The first thing that strikes you about Courtney Marie Andrews’ music is her voice. Sweet, supple and strong, it’s a potent, powerful mix of Emmylou Harris, Tift Merritt, Linda Ronstadt and Linda Thompson. Pure, wholesome and clear, she injects instant authenticity into anything those vocal chords are wrapped around. When she sings on the title track “All I’ve ever wanted was an honest life/ to be the person that I really am inside” there’s no doubt she believes and lives every word. It’s no surprise that Honest Life is the name she chose for her third solo album.

Andrews matches her sparkling voice with honeyed, generally somber folk/country that, when matched with often melancholy lyrics, will give you shivers. One glance at songs titled “Table for One,” “Let the Good One Go,” and “How Quickly Your Heart Mends,” (the latter sung to a guy who has seemingly quickly forgotten their relationship [“Leave with your new friends/how quickly your heart mends”] as she recounts with devastating honesty), tells the story. Every track has at least one couplet you’ll return to such as on “15 Highway Lines” when Andrews laments “I’m like a tethered ball you can never catch/ You were my only friend.”    

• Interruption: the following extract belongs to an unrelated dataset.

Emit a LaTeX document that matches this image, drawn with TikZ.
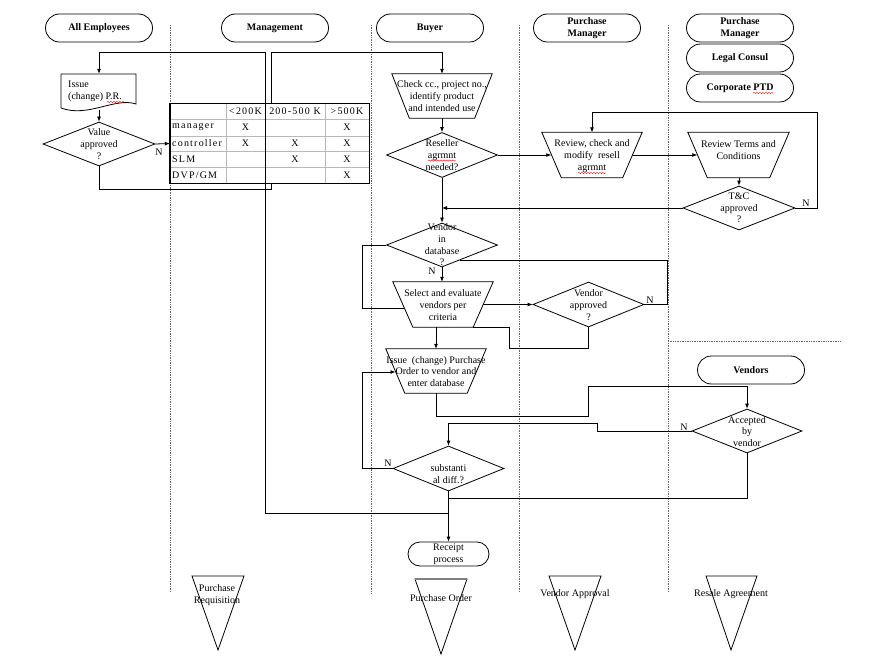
\documentclass[tikz,border=0pt]{standalone}
\usepackage{fontspec}
\setmainfont{Liberation Serif}
\newfontfamily\tblfont[LetterSpace=12]{Liberation Serif}
\usetikzlibrary{shapes.geometric,arrows.meta,calc,decorations.pathmorphing}
\newcommand\mytrap[2]{\draw[shp] (#1.north west) -- (#1.north east) -- ([xshift=-#2]#1.south east) -- ([xshift=#2]#1.south west) -- cycle;}
\tikzset{
  ln/.style={line width=0.8pt},
  arr/.style={ln,-{Latex[length=5pt,width=4pt]}},
  shp/.style={line width=0.8pt},
  lane/.style={densely dotted, gray!80!black, line width=0.7pt},
  hdr/.style={draw, line width=0.8pt, rounded corners=14pt, minimum width=107pt, minimum height=28pt, inner sep=0pt, align=center, font=\bfseries\fontsize{10}{11.7}\selectfont},
  box/.style={inner sep=0pt, draw=none},
  dia/.style={diamond, draw, line width=0.8pt, inner sep=0pt},
  txt/.style={inner sep=0pt, align=center, font=\fontsize{10}{11.7}\selectfont},
  tt/.style={inner sep=0pt, font=\tblfont\fontsize{10}{12}\selectfont},
  lab/.style={inner sep=0pt, font=\fontsize{10}{12}\selectfont},
  spell/.style={red, line width=0.4pt, decorate, decoration={snake, amplitude=0.6pt, segment length=3pt}}
}
\begin{document}
\begin{tikzpicture}[x=1pt,y=-1pt]
\fill[white] (0,0) rectangle (888,666);
\useasboundingbox (0,0) rectangle (888,666);

% lanes
\draw[lane] (170,25) -- (170,592);
\draw[lane] (371,25) -- (371,594);
\draw[lane] (519,25) -- (519,592);
\draw[lane] (668,25) -- (668,592);
\draw[lane] (668,341) -- (840,341);

% headers
\node[hdr] (hAE) at (99,28) {All Employees};
\node[hdr] (hMg) at (275,28) {Management};
\node[hdr] (hBu) at (430,28) {Buyer};
\node[hdr] (hPM) at (587,28) {Purchase\\Manager};
\node[hdr] (hPM2) at (740,28) {Purchase\\Manager};
\node[hdr] (hLC) at (740,58) {Legal Consul};
\node[hdr] (hCP) at (740,88) {Corporate PTD};
\node[hdr] (hVe) at (751,370) {Vendors};

% issue PR document
\node[box, minimum width=75pt, minimum height=36pt] (pr) at (99,92) {};
\draw[shp] (61,108) -- (61,74) -- (136,74) -- (136,104) .. controls (115,97) and (88,118) .. (61,108);
\node[txt, align=left, anchor=west] (pr-t) at (68,91) {Issue\\(change) P.R.};

% value approved
\node[dia, minimum width=112pt, minimum height=44pt] (va) at (99,144) {};
\node[txt] (va-t) at (99,144) {Value\\approved\\?};

% buyer lane shapes
\node[box, minimum width=100pt, minimum height=44pt] (chk) at (442,96) {};
\mytrap{chk}{17.5pt}
\node[txt] (chk-t) at (442,96) {Check cc., project no.,\\identify product\\and intended use};

\node[dia, minimum width=111pt, minimum height=45pt] (rs) at (442,155) {};
\node[txt] (rs-t) at (442,155) {Reseller\\agrmnt\\needed?};

\node[box, minimum width=100pt, minimum height=45pt] (rv) at (592,155) {};
\mytrap{rv}{19.5pt}
\node[txt] (rv-t) at (592,156) {Review, check and\\modify~ resell\\agrmnt};

\node[box, minimum width=101pt, minimum height=45pt] (rt) at (738.5,155) {};
\mytrap{rt}{19.5pt}
\node[txt] (rt-t) at (738.5,150) {Review Terms and\\Conditions};

\node[dia, minimum width=112pt, minimum height=44pt] (tc) at (739,208) {};
\node[txt] (tc-t) at (739,208) {T\&C\\approved\\?};

\node[dia, minimum width=111pt, minimum height=44pt] (vd) at (442,245) {};
\node[txt] (vd-t) at (442,245) {Vendor\\in\\database\\?};

\node[box, minimum width=100pt, minimum height=45pt] (se) at (443,304.5) {};
\mytrap{se}{20pt}
\node[txt] (se-t) at (443,305) {Select and evaluate\\vendors per\\criteria};

\node[dia, minimum width=111pt, minimum height=45pt] (vap) at (588.5,304.5) {};
\node[txt] (vap-t) at (588.5,305) {Vendor\\approved\\?};

\node[box, minimum width=100pt, minimum height=44pt] (po) at (436,371) {};
\mytrap{po}{19pt}
\node[txt] (po-t) at (436,371.5) {Issue~ (change) Purchase\\Order to vendor and\\enter database};

\node[dia, minimum width=111pt, minimum height=45pt] (sd) at (448.5,468.5) {};
\node[txt] (sd-t) at (448.5,474) {substanti\\al diff.?};

\node[dia, minimum width=110pt, minimum height=44pt] (av) at (747,431) {};
\node[txt] (av-t) at (747,431.5) {Accepted\\by\\vendor};

\node[draw, line width=0.8pt, rounded corners=12pt, minimum width=81pt, minimum height=24pt, inner sep=0pt] (rp) at (448.5,554) {};
\node[txt] (rp-t) at (448.5,554) {Receipt\\process};

% coordinates
\coordinate (j1) at (448.5,513);
\coordinate (j2) at (448.5,498);
\coordinate (sel) at (404.5,308);
\coordinate (vdr) at (459.7,260);
\coordinate (pol) at (395.5,372);

% connector behind table
\draw[arr] (va.south) -- ++(0,23) -| (271,52) -| (chk.north);

% table
\node[fill=white, minimum width=199pt, minimum height=79pt, inner sep=0pt] (tbl) at (269.5,143.5) {};
\foreach \yy in {119,136,151,167} \draw[gray!55, line width=0.7pt] (170,\yy) -- (369,\yy);
\foreach \xx in {226,265,325} \draw[gray!55, line width=0.7pt] (\xx,104) -- (\xx,183);
\draw[line width=1.4pt] (tbl.north west) rectangle (tbl.south east);
\node[tt] at (245.5,111.5) {<200K};
\node[tt] at (295,111.5) {200-500 K};
\node[tt] at (347,111.5) {>500K};
\node[tt, anchor=west] at (172,127.5) {manager};
\node[tt, anchor=west] at (172,143.5) {controller};
\node[tt, anchor=west] at (172,159) {SLM};
\node[tt, anchor=west] at (172,175) {DVP/GM};
\node[tt] at (245.5,127.5) {X};
\node[tt] at (347,127.5) {X};
\node[tt] at (245.5,143.5) {X};
\node[tt] at (295,143.5) {X};
\node[tt] at (347,143.5) {X};
\node[tt] at (295,159) {X};
\node[tt] at (347,159) {X};
\node[tt] at (347,175) {X};

% connectors
\draw[arr] (j1) -| (265,52) -| (pr.north);
\draw[arr] (pr.south) -- (va.north);
\draw[arr] (va.east) -- (tbl.west);
\node[lab] at (159,152) {N};
\draw[arr] (chk.south) -- (rs.north);
\draw[arr] (rs.east) -- ([xshift=9.5pt]rv.west);
\draw[arr] ([xshift=-9.5pt]rv.east) -- ([xshift=9.5pt]rt.west);
\draw[arr] ([xshift=0.5pt]rt.south) -- (tc.north);
\draw[arr] (tc.east) -| (817,112) -| (rv.north);
\node[lab] at (806,203) {N};
\draw[arr] (tc.west) -- (tc.west -| rs.south);
\draw[arr] (rs.south) -- (vd.north);
\draw[arr] (vd.south) -- (vd.south |- se.north);
\node[lab] at (432,271) {N};
\draw[ln] (vd.west) -| (362,308) -- (sel);
\draw[arr] ([xshift=-10pt]se.east) -- (vap.west);
\draw[ln] (vap.east) -| (667,260) -- (vdr);
\node[lab] at (650,300) {N};
\draw[ln] (vap.south) |- (509,348) |- ([xshift=-20pt]se.south east);
\draw[arr] (po.north |- se.south) -- (po.north);
\draw[arr] (sd.west) -| (362,372) -- (pol);
\node[lab] at (388,463) {N};
\draw[arr] (po.south) |- (588,416) |- (747,386) -- (av.north);
\draw[arr] (av.west) -| (597,423) -| (sd.north);
\node[lab] at (684,427) {N};
\draw[ln] (av.south) |- (j2);
\draw[arr] (sd.south) -- (rp.north);

% bottom triangles
\draw[shp] (192,576) -- (244,576) -- (218,650) -- cycle;
\node[txt] (t1) at (217,595) {Purchase\\Requisition};
\draw[shp] (415,579) -- (467,579) -- (441,654) -- cycle;
\draw[gray, line width=1.4pt] (415,579) -- (467,579);
\node[txt] (t2) at (441,598) {Purchase Order};
\draw[shp] (549,576) -- (601,576) -- (575,650) -- cycle;
\node[txt] (t3) at (575,594) {Vendor Approval};
\draw[shp] (706,576) -- (757,576) -- (731,650) -- cycle;
\node[txt] (t4) at (731,594) {Resale Agreement};

% spelling marks
\draw[spell] (107,102) -- (124,102);
\draw[spell] (428,160.5) -- (456,160.5);
\draw[spell] (578,173) -- (606,173);
\draw[spell] (753,93) -- (773,93);
\end{tikzpicture}
\end{document}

Support by sparse but not stark backing, make these ballads glow and shine with a low key luster. A few lively selections such as “Irene,” the disc’s first single where Andrews warns her friend not to fall in love with herself, keep the vibe from getting too wrapped up in the somber if not quite gloomy groove the singer-songwriter clearly favors. But there’s no sense obscuring Andrews’ luscious voice behind a rock band, something she, as the album’s sole producer, realizes. Still, a few more upbeat tracks would help maintain a balance which tilts heavily towards the more sorrowful sounds that reflect her similarly emotive concepts.      

The grainy, subdued cover photo perfectly mirrors the similarly restrained music inside Honest Life. It, along with the album’s title, represents an unflinchingly frank and authentic reflection of Courtney Marie Andrews’ approach to her career and art contained inside.